"A great book because it gives an honest picture of the relationship between father and son, and it could do that because Butler was a truly independent observer, and above all because he was courageous. He would say things that other people knew but didn’t dare to say. And finally there was his clear, simple, straightforward way of writing, never using a long word where a short one will do." —George Orwell
"If the house caught on fire, the Victorian novel I would rescue from the flames would be 'The Way of All Flesh'". —William Maxwell
“'The Way of All Flesh' is one of the time-bombs of literature. One thinks of it lying in Samuel Butler’s desk for thirty years, waiting to blow up the Victorian family and with it the whole great pillared and balustraded edifice of the Victorian novel." —V. S. Pritchett
"One of the summits of human achievement." —George Bernard Shaw
"The Way of All Flesh" (1903) exploded like a bomb in Edwardian drawing rooms.
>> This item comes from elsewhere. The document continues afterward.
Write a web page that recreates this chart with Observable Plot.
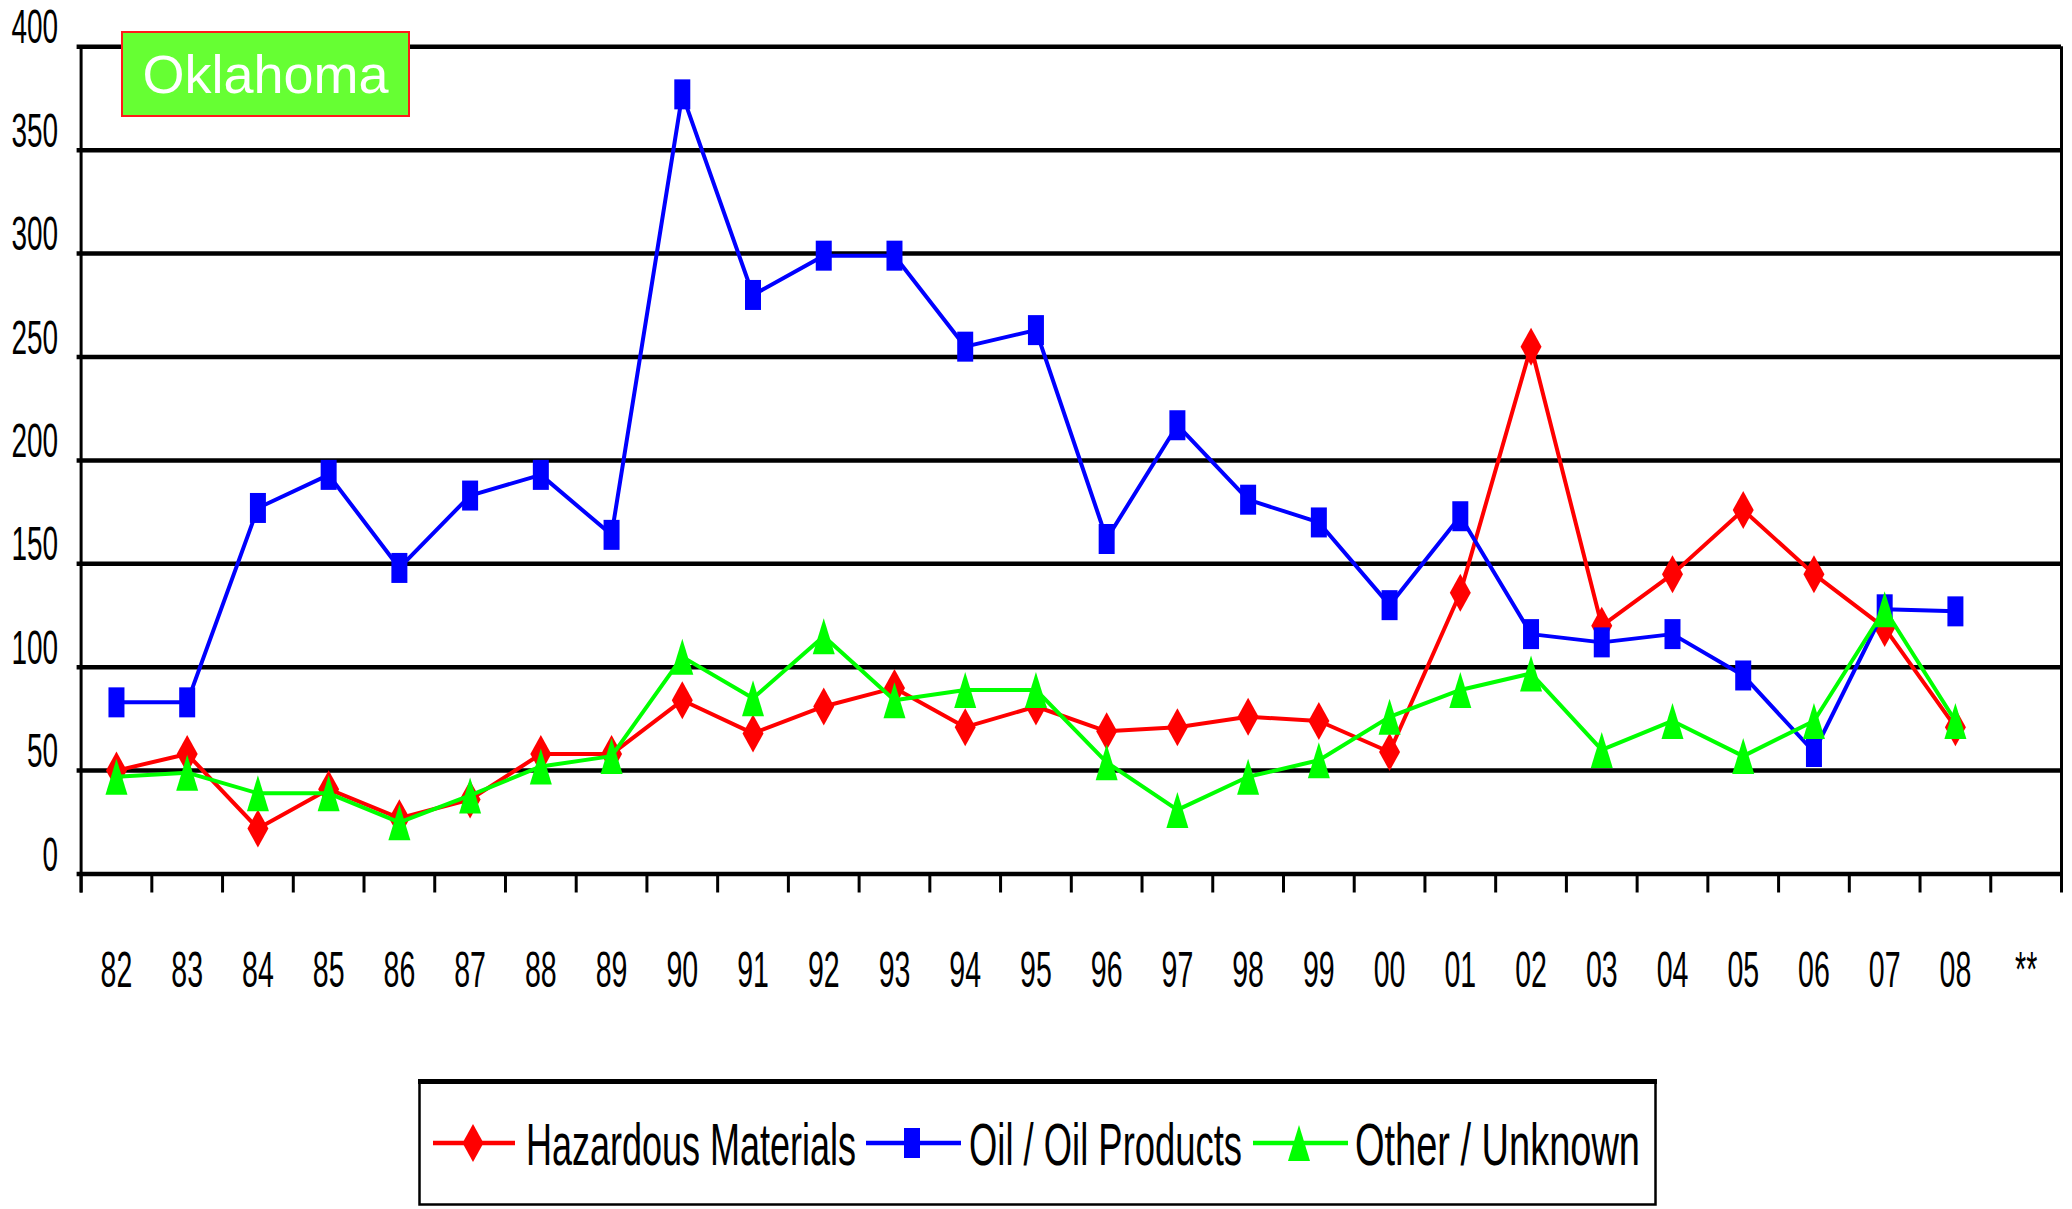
<!DOCTYPE html>
<html>
<head>
<meta charset="utf-8">
<script src="https://cdn.jsdelivr.net/npm/d3@7"></script>
<script src="https://cdn.jsdelivr.net/npm/@observablehq/plot@0.6"></script>
<style>
  html, body { margin: 0; padding: 0; background: #fff; }
  #wrap { position: relative; width: 2072px; height: 1209px; overflow: hidden; font-family: "Liberation Sans", Arial, sans-serif; }
  #title { position: absolute; left: 121px; top: 31px; width: 285px; height: 82px; background: #66ff33; border: 2px solid #ff1a1a; color: #fff; font-size: 54px; line-height: 82px; text-align: center; }
  #legend { position: absolute; left: 418px; top: 1079px; }
</style>
</head>
<body>
<div id="wrap">
  <div id="chart"></div>
  <div id="title">Oklahoma</div>
  <div id="legend"></div>
</div>
<script>
// ---- data ----
const years = ["82","83","84","85","86","87","88","89","90","91","92","93","94","95","96","97","98","99","00","01","02","03","04","05","06","07","08"];
const categories = years.concat(["**"]);
const hazardous = [50,58,22,41,27,36,58,58,84,68,81,90,71,81,69,71,76,74,59,136,255,120,145,176,145,119,71];
const oil = [83,83,177,193,148,183,193,164,377,280,299,299,255,263,162,217,181,170,130,173,116,112,116,96,59,128,127];
const other = [47,49,39,39,25,38,52,57,105,85,115,84,89,89,54,31,47,55,76,89,97,60,74,57,74,128,74];
const yTicks = [0,50,100,150,200,250,300,350,400];
const seriesNames = ["Hazardous Materials","Oil / Oil Products","Other / Unknown"];
const seriesColors = ["#ff0000","#0000ff","#00ff00"];

// ---- marker shapes ----
const rectSym = {draw(c){ const w=8,h=15; c.moveTo(-w,-h); c.lineTo(w,-h); c.lineTo(w,h); c.lineTo(-w,h); c.closePath(); }};
const diamondSym = {draw(c){ const w=10.5,h=19; c.moveTo(0,-h); c.lineTo(w,0); c.lineTo(0,h); c.lineTo(-w,0); c.closePath(); }};
const triSym = {draw(c){ const w=11,h=18; c.moveTo(0,-h); c.lineTo(w,h); c.lineTo(-w,h); c.closePath(); }};
const symbols = [diamondSym, rectSym, triSym];

const W = 2072, H = 1070;
const mL = 80.6, mR = 11, mT = 46.3, mB = H - 873.5;
const step = (W - mL - mR) / categories.length;

const toRows = vals => years.map((yr, i) => ({year: yr, value: vals[i]}));
const series = [hazardous, oil, other].map(toRows);

const marks = [
  Plot.ruleY(yTicks, {y: d => d, stroke: "#000", strokeWidth: 4.5, insetLeft: -4}),
  Plot.ruleX([categories[0]], {x: d => d, dx: -step/2, y1: 400, y2: 0, insetBottom: -19, stroke: "#000", strokeWidth: 3}),
  Plot.ruleX([categories[categories.length-1]], {x: d => d, dx: step/2, y1: 400, y2: 0, insetBottom: -19, stroke: "#000", strokeWidth: 3}),
  Plot.ruleX(categories, {x: d => d, dx: -step/2, y1: 0, y2: 0, insetBottom: -19, stroke: "#000", strokeWidth: 3}),
  Plot.text(yTicks, {y: d => d, text: d => String(d), frameAnchor: "left", textAnchor: "end", dx: -23, dy: -19, fontSize: 49, fill: "#000"}),
  Plot.text(categories, {x: d => d, text: d => d, frameAnchor: "bottom", dy: 96.5, lineAnchor: "middle", fontSize: 50, fill: "#000"})
];
series.forEach((rows, k) => {
  marks.push(Plot.line(rows, {x: "year", y: "value", stroke: seriesColors[k], strokeWidth: 4}));
  marks.push(Plot.dot(rows, {x: "year", y: "value", symbol: symbols[k], fill: seriesColors[k], stroke: "none"}));
});

const svg = Plot.plot({
  width: W, height: H,
  marginLeft: mL, marginRight: mR, marginTop: mT, marginBottom: mB,
  style: {fontFamily: "'Liberation Sans', Arial, sans-serif", background: "#fff", overflow: "visible"},
  x: {type: "point", domain: categories, padding: 0.5, round: false, axis: null},
  y: {domain: [0, 400], axis: null},
  marks
});
document.getElementById("chart").appendChild(svg);

// condense tick label text like the original narrow font
svg.querySelectorAll("text").forEach(t => {
  const L = t.getComputedTextLength();
  if (L > 0) { t.setAttribute("textLength", (L * 0.57).toFixed(1)); t.setAttribute("lengthAdjust", "spacingAndGlyphs"); }
});

// ---- legend ----
const LW = 1239, LH = 127;
const lg = d3.select("#legend").append("svg").attr("width", LW).attr("height", LH);
lg.append("rect").attr("x", 1.5).attr("y", 2.5).attr("width", LW - 3).attr("height", LH - 4).attr("fill", "#fff").attr("stroke", "#000").attr("stroke-width", 2.5);
lg.append("line").attr("x1", 0).attr("x2", LW).attr("y1", 2.5).attr("y2", 2.5).attr("stroke", "#000").attr("stroke-width", 5);
const items = [
  {x0: 15, x1: 97, mx: 55, tx: 108, tw: 330},
  {x0: 448, x1: 543, mx: 494, tx: 551, tw: 273},
  {x0: 835, x1: 930, mx: 881, tx: 937, tw: 285}
];
const cy = 64;
items.forEach((it, k) => {
  lg.append("line").attr("x1", it.x0).attr("x2", it.x1).attr("y1", cy).attr("y2", cy).attr("stroke", seriesColors[k]).attr("stroke-width", 4.5);
  lg.append("path").attr("d", d3.symbol(symbols[k])()).attr("transform", `translate(${it.mx},${cy})`).attr("fill", seriesColors[k]);
  const g = lg.append("g");
  const t = g.append("text").attr("x", 0).attr("y", 0).attr("dy", "0.36em").attr("font-size", 60)
    .attr("font-family", "'Liberation Sans', Arial, sans-serif").text(seriesNames[k]);
  const L = t.node().getComputedTextLength();
  g.attr("transform", `translate(${it.tx},${cy}) scale(${(it.tw / L).toFixed(4)},1)`);
});
</script>
</body>
</html>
Based on Samuel Butler’s own life and published posthumously, it offers a scathing indictment of Victorian bourgeois values as personified in five generations of the Pontifex family.
Butler’s satire centers on Ernest Pontifex, an orthodox young man who suddenly sees the falseness of the rules and expectations forced on him by parents and teachers, an epiphany which leads him to renounce the moral, religious, and social values he once held.